● **Given data**:
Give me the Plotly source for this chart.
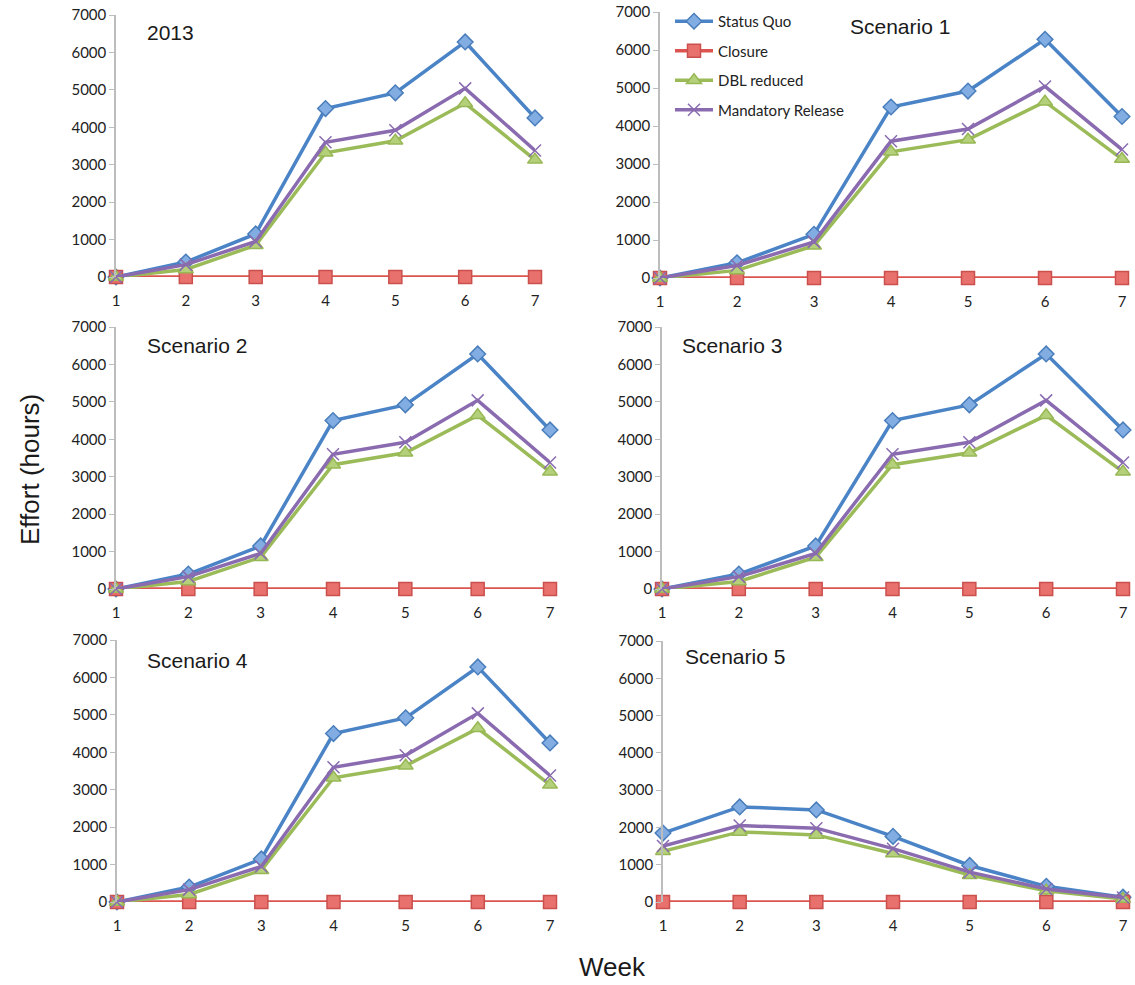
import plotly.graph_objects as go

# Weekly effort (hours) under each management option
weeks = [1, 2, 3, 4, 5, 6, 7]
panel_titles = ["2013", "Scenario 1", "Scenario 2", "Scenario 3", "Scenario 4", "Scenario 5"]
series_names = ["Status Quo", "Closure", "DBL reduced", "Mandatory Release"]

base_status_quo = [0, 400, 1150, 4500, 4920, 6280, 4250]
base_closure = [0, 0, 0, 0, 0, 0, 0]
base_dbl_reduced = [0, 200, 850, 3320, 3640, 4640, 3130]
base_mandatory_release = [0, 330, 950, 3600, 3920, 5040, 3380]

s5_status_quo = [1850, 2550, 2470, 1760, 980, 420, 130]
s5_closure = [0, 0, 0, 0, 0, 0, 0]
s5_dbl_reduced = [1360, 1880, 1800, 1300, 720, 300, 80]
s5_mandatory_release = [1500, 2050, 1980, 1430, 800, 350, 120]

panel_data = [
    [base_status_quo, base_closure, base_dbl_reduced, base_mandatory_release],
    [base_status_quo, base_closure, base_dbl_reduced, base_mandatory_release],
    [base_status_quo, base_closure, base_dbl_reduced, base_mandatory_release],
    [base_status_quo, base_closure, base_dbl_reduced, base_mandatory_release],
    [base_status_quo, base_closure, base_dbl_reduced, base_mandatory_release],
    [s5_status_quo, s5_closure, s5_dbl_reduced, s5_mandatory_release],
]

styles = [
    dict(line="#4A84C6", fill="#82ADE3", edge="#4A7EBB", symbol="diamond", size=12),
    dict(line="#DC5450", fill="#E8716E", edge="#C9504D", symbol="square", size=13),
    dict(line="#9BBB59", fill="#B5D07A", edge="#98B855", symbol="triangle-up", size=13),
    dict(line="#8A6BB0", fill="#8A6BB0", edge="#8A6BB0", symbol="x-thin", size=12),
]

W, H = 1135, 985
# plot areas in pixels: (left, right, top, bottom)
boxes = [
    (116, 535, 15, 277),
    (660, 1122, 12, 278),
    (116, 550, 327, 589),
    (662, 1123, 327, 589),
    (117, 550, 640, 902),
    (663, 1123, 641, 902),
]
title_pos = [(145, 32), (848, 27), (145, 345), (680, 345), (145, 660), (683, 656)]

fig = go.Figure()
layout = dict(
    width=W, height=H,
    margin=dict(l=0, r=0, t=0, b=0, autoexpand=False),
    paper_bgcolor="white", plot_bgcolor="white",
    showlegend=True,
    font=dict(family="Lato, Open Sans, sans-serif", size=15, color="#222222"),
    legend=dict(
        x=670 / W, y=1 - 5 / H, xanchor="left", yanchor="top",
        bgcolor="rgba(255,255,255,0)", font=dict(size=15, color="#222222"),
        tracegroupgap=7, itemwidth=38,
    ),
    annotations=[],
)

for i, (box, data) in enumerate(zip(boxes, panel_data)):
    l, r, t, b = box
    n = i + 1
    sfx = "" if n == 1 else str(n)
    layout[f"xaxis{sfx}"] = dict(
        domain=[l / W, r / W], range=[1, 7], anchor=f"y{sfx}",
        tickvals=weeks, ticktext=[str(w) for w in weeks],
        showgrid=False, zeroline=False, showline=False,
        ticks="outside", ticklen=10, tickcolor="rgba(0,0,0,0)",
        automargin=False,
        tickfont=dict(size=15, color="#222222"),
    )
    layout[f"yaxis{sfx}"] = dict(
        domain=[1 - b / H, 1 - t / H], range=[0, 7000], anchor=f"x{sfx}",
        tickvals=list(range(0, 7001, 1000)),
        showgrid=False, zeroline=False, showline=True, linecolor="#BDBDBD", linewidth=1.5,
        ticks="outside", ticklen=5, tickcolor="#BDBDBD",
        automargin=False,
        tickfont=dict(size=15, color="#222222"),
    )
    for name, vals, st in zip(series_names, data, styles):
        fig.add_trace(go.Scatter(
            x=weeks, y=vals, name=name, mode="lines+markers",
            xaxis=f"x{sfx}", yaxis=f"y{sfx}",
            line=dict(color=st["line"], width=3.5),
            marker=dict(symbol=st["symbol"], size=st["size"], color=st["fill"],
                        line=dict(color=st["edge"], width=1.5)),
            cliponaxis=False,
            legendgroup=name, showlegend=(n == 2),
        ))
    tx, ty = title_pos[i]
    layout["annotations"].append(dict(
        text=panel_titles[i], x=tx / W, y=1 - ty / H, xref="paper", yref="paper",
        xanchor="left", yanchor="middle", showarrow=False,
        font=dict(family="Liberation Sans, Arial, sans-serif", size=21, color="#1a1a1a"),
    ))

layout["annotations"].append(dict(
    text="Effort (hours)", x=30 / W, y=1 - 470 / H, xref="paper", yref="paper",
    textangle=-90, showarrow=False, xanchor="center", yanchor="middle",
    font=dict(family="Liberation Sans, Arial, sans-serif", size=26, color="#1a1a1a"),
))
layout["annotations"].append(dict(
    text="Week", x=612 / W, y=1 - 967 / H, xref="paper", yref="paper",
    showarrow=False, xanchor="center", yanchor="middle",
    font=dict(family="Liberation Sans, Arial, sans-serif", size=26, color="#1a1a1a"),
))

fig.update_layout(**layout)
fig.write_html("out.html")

● **Exercise brief**:
Could the lines from the top of the material through the line with "base_mandatory_release = [0, 330, 950, 3600, 3920, 5040, 3380]" be repeated exactly, pictures left out?

● **Task response**:
Give me the Plotly source for this chart.
import plotly.graph_objects as go

# Weekly effort (hours) under each management option
weeks = [1, 2, 3, 4, 5, 6, 7]
panel_titles = ["2013", "Scenario 1", "Scenario 2", "Scenario 3", "Scenario 4", "Scenario 5"]
series_names = ["Status Quo", "Closure", "DBL reduced", "Mandatory Release"]

base_status_quo = [0, 400, 1150, 4500, 4920, 6280, 4250]
base_closure = [0, 0, 0, 0, 0, 0, 0]
base_dbl_reduced = [0, 200, 850, 3320, 3640, 4640, 3130]
base_mandatory_release = [0, 330, 950, 3600, 3920, 5040, 3380]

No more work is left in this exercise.